▸ THE REQUEST
The lines to extract run from the first line of the material below to the line containing "let SXB = 0.62; // same for bold", both included; leave the pictures behind.

▸ DATA SECTION
_____
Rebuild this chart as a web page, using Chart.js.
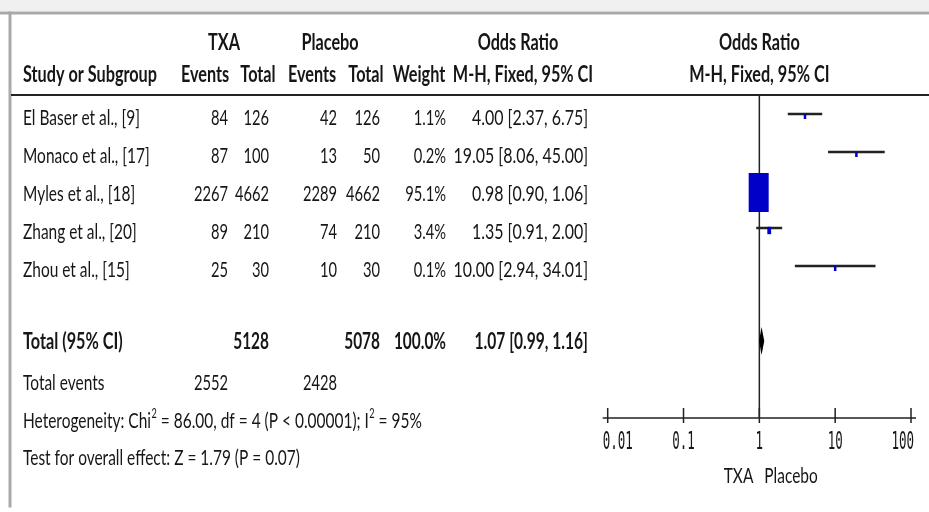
<!DOCTYPE html>
<html>
<head>
<meta charset="utf-8">
<script src="https://cdn.jsdelivr.net/npm/chart.js@4"></script>
<style>
  html, body { margin: 0; padding: 0; background: #fff; }
  canvas { display: block; }
</style>
</head>
<body>
<canvas id="forest" width="929" height="512"></canvas>
<script>
// study data
const studies = ['El Baser et al., [9]', 'Monaco et al., [17]', 'Myles et al., [18]', 'Zhang et al., [20]', 'Zhou et al., [15]'];
const txaEvents = [84, 87, 2267, 89, 25];
const txaTotal = [126, 100, 4662, 210, 30];
const placeboEvents = [42, 13, 2289, 74, 10];
const placeboTotal = [126, 50, 4662, 210, 30];
const weights = [1.1, 0.2, 95.1, 3.4, 0.1];
const oddsRatio = [4.00, 19.05, 0.98, 1.35, 10.00];
const ciLow = [2.37, 8.06, 0.90, 0.91, 2.94];
const ciHigh = [6.75, 45.00, 1.06, 2.00, 34.01];

// pooled result
const pooled = [1.07, 0.99, 1.16]; // estimate, low, high
const totalParticipants = [5128, 5078];
const totalEvents = [2552, 2428];

// axis
const xTicks = [0.01, 0.1, 1, 10, 100];
const xTickLabels = ['0.01', '0.1', '1', '10', '100'];

const TEXT = '#161616';
const LINE = '#222';
const BLUE = '#0000c8';
const FS = 22;
let SX = 0.62;  // horizontal squeeze for regular text, set below
let SXB = 0.62; // same for bold

function txt(ctx, s, x, y, align, bold, size, family, sx) {
    ctx.save();
    ctx.font = (bold ? 'bold ' : '') + (size || FS) + 'px ' + (family || 'Lato');
    const k = sx || (bold ? SXB : SX);
    const w = ctx.measureText(s).width * k;
    let x0 = x;
    if (align === 'right') x0 = x - w;
    else if (align === 'center') x0 = x - w / 2;
    ctx.translate(x0, y);
    ctx.scale(k, 1);
    ctx.textAlign = 'left';
    ctx.textBaseline = 'middle';
    ctx.fillStyle = TEXT;
    ctx.fillText(s, 0, 0);
    ctx.restore();
    return x0 + w;
}

// right-aligned cell; k tweaks the squeeze per column
function num(ctx, s, x, y, bold, k) {
    return txt(ctx, String(s), x, y, 'right', bold, FS, 'Lato', (bold ? SXB : SX) * (k || 0.95));
}

function fmtOR(e, l, h) {
    return e.toFixed(2) + ' [' + l.toFixed(2) + ', ' + h.toFixed(2) + ']';
}

const MARKER_SET = studies.length; // index of the point dataset

const forestPlugin = {
    id: 'forest',
    beforeDraw(chart) {
        const ctx = chart.ctx;
        // window frame
        ctx.save();
        ctx.fillStyle = '#f0f0f0';
        ctx.fillRect(0, 0, 929, 11);
        ctx.fillStyle = '#a9a9a9';
        ctx.fillRect(0, 11.5, 929, 3);
        ctx.fillRect(8.5, 11.5, 3, 496);
        ctx.restore();
    },
    beforeDatasetsDraw(chart) {
        const ctx = chart.ctx;
        const xs = chart.scales.x, ys = chart.scales.y;
        ctx.save();
        ctx.strokeStyle = LINE;
        // header rule
        ctx.lineWidth = 2;
        ctx.beginPath();
        ctx.moveTo(11, ys.top);
        ctx.lineTo(929, ys.top);
        ctx.stroke();
        // line of no effect
        const x1 = xs.getPixelForValue(1);
        ctx.lineWidth = 1.5;
        ctx.beginPath();
        ctx.moveTo(x1, ys.top);
        ctx.lineTo(x1, ys.bottom);
        ctx.stroke();
        ctx.restore();
    },
    afterDatasetsDraw(chart) {
        const ctx = chart.ctx;
        const xs = chart.scales.x, ys = chart.scales.y;

        // weight boxes on top of the CI lines, area ~ weight, a bit below the line
        const pts = chart.getDatasetMeta(MARKER_SET).data;
        ctx.save();
        ctx.fillStyle = BLUE;
        pts.forEach((p, i) => {
            const f = Math.sqrt(weights[i] / 95.1);
            const bw = Math.max(2.5, 20 * f);
            const bh = Math.max(5, 39 * f);
            ctx.fillRect(p.x - bw / 2, p.y + 2.5 - bh / 2, bw, bh);
        });
        ctx.restore();

        // pooled diamond
        const yd = ys.getPixelForValue(6) - 1;
        ctx.save();
        ctx.fillStyle = '#000';
        ctx.beginPath();
        ctx.moveTo(xs.getPixelForValue(pooled[1]), yd);
        ctx.lineTo(xs.getPixelForValue(pooled[0]), yd - 14);
        ctx.lineTo(xs.getPixelForValue(pooled[2]), yd);
        ctx.lineTo(xs.getPixelForValue(pooled[0]), yd + 14);
        ctx.closePath();
        ctx.fill();

        // x axis with ticks crossing the line
        const ya = ys.bottom;
        ctx.strokeStyle = LINE;
        ctx.lineWidth = 1.5;
        ctx.beginPath();
        ctx.moveTo(xs.left - 5, ya);
        ctx.lineTo(xs.right + 5, ya);
        xTicks.forEach(t => {
            const px = xs.getPixelForValue(t);
            ctx.moveTo(px, ya - 10);
            ctx.lineTo(px, ya + 5);
        });
        ctx.stroke();
        ctx.restore();

        xTicks.forEach((t, i) => {
            const px = xs.getPixelForValue(t);
            let align = 'center', ax = px;
            if (i === 0) { align = 'left'; ax = xs.left - 5; }
            if (i === xTicks.length - 1) { align = 'right'; ax = xs.right + 3; }
            txt(ctx, xTickLabels[i], ax, ya + 24, align, false, 25, 'DejaVu Sans Mono', 0.5);
        });
        const x1 = xs.getPixelForValue(1);
        txt(ctx, 'TXA', x1 - 6, ya + 58, 'right');
        txt(ctx, 'Placebo', x1 + 5, ya + 58, 'left');
    },
    afterDraw(chart) {
        const ctx = chart.ctx;
        const xs = chart.scales.x, ys = chart.scales.y;
        const xr = xs.getPixelForValue(1);

        // column headers
        const h1 = 43, h2 = 75;
        txt(ctx, 'TXA', 224, h1, 'center', true);
        txt(ctx, 'Placebo', 330, h1, 'center', true);
        txt(ctx, 'Odds Ratio', 518, h1, 'center', true);
        txt(ctx, 'Odds Ratio', xr, h1, 'center', true);
        txt(ctx, 'Study or Subgroup', 23, h2, 'left', true);
        txt(ctx, 'Events', 205, h2, 'center', true);
        txt(ctx, 'Total', 258, h2, 'center', true);
        txt(ctx, 'Events', 312, h2, 'center', true);
        txt(ctx, 'Total', 366, h2, 'center', true);
        txt(ctx, 'Weight', 419, h2, 'center', true);
        txt(ctx, 'M-H, Fixed, 95% CI', 523, h2, 'center', true);
        txt(ctx, 'M-H, Fixed, 95% CI', xr, h2, 'center', true);

        // study rows
        studies.forEach((s, i) => {
            const y = ys.getPixelForValue(i) + 4;
            txt(ctx, s, 23, y, 'left');
            num(ctx, txaEvents[i], 228, y);
            num(ctx, txaTotal[i], 269, y);
            num(ctx, placeboEvents[i], 337, y);
            num(ctx, placeboTotal[i], 380, y);
            num(ctx, weights[i].toFixed(1) + '%', 446, y);
            num(ctx, fmtOR(oddsRatio[i], ciLow[i], ciHigh[i]), 588, y, false, 1.03);
        });

        // totals
        let y = ys.getPixelForValue(6);
        txt(ctx, 'Total (95% CI)', 23, y, 'left', true);
        num(ctx, totalParticipants[0], 269, y, true);
        num(ctx, totalParticipants[1], 380, y, true);
        num(ctx, '100.0%', 446, y, true);
        num(ctx, fmtOR(pooled[0], pooled[1], pooled[2]), 588, y, true, 0.96);

        y = ys.getPixelForValue(7) + 3;
        txt(ctx, 'Total events', 23, y, 'left');
        num(ctx, totalEvents[0], 228, y);
        num(ctx, totalEvents[1], 337, y);

        y = ys.getPixelForValue(8) + 3;
        let x = txt(ctx, 'Heterogeneity: Chi', 23, y, 'left');
        x = txt(ctx, '2', x + 0.5, y - 7, 'left', false, 13);
        x = txt(ctx, ' = 86.00, df = 4 (P < 0.00001); I', x, y, 'left');
        x = txt(ctx, '2', x + 0.5, y - 7, 'left', false, 13);
        txt(ctx, ' = 95%', x, y, 'left');

        y = ys.getPixelForValue(9) + 2;
        txt(ctx, 'Test for overall effect: Z = 1.79 (P = 0.07)', 23, y, 'left');
    }
};

const canvas = document.getElementById('forest');
// squeeze the text to the narrow face of the original
(function () {
    const c = canvas.getContext('2d');
    c.font = FS + 'px Lato';
    SX = 117 / c.measureText(studies[0]).width;
    c.font = 'bold ' + FS + 'px Lato';
    SXB = 134 / c.measureText('Study or Subgroup').width;
})();

const ciSets = studies.map((s, i) => ({
    type: 'line',
    data: [{ x: ciLow[i], y: i }, { x: ciHigh[i], y: i }],
    borderColor: LINE,
    borderWidth: 2.5,
    pointRadius: 0,
    showLine: true
}));

// point estimates; the boxes are painted by the plugin at these points
const markerSet = {
    type: 'scatter',
    data: studies.map((s, i) => ({ x: oddsRatio[i], y: i })),
    pointRadius: 0
};

new Chart(canvas, {
    type: 'scatter',
    data: { datasets: [...ciSets, markerSet] },
    options: {
        responsive: false,
        animation: false,
        devicePixelRatio: 1,
        layout: { padding: { left: 607.7, right: 18, top: 95, bottom: 94 } },
        plugins: { legend: { display: false }, tooltip: { enabled: false } },
        scales: {
            x: { type: 'logarithmic', min: 0.01, max: 100, display: false },
            y: { type: 'linear', min: -0.5, max: 8, reverse: true, display: false }
        }
    },
    plugins: [forestPlugin]
});
</script>
</body>
</html>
_____
▸ FULL RESPONSE
Rebuild this chart as a web page, using Chart.js.
<!DOCTYPE html>
<html>
<head>
<meta charset="utf-8">
<script src="https://cdn.jsdelivr.net/npm/chart.js@4"></script>
<style>
  html, body { margin: 0; padding: 0; background: #fff; }
  canvas { display: block; }
</style>
</head>
<body>
<canvas id="forest" width="929" height="512"></canvas>
<script>
// study data
const studies = ['El Baser et al., [9]', 'Monaco et al., [17]', 'Myles et al., [18]', 'Zhang et al., [20]', 'Zhou et al., [15]'];
const txaEvents = [84, 87, 2267, 89, 25];
const txaTotal = [126, 100, 4662, 210, 30];
const placeboEvents = [42, 13, 2289, 74, 10];
const placeboTotal = [126, 50, 4662, 210, 30];
const weights = [1.1, 0.2, 95.1, 3.4, 0.1];
const oddsRatio = [4.00, 19.05, 0.98, 1.35, 10.00];
const ciLow = [2.37, 8.06, 0.90, 0.91, 2.94];
const ciHigh = [6.75, 45.00, 1.06, 2.00, 34.01];

// pooled result
const pooled = [1.07, 0.99, 1.16]; // estimate, low, high
const totalParticipants = [5128, 5078];
const totalEvents = [2552, 2428];

// axis
const xTicks = [0.01, 0.1, 1, 10, 100];
const xTickLabels = ['0.01', '0.1', '1', '10', '100'];

const TEXT = '#161616';
const LINE = '#222';
const BLUE = '#0000c8';
const FS = 22;
let SX = 0.62;  // horizontal squeeze for regular text, set below
let SXB = 0.62; // same for bold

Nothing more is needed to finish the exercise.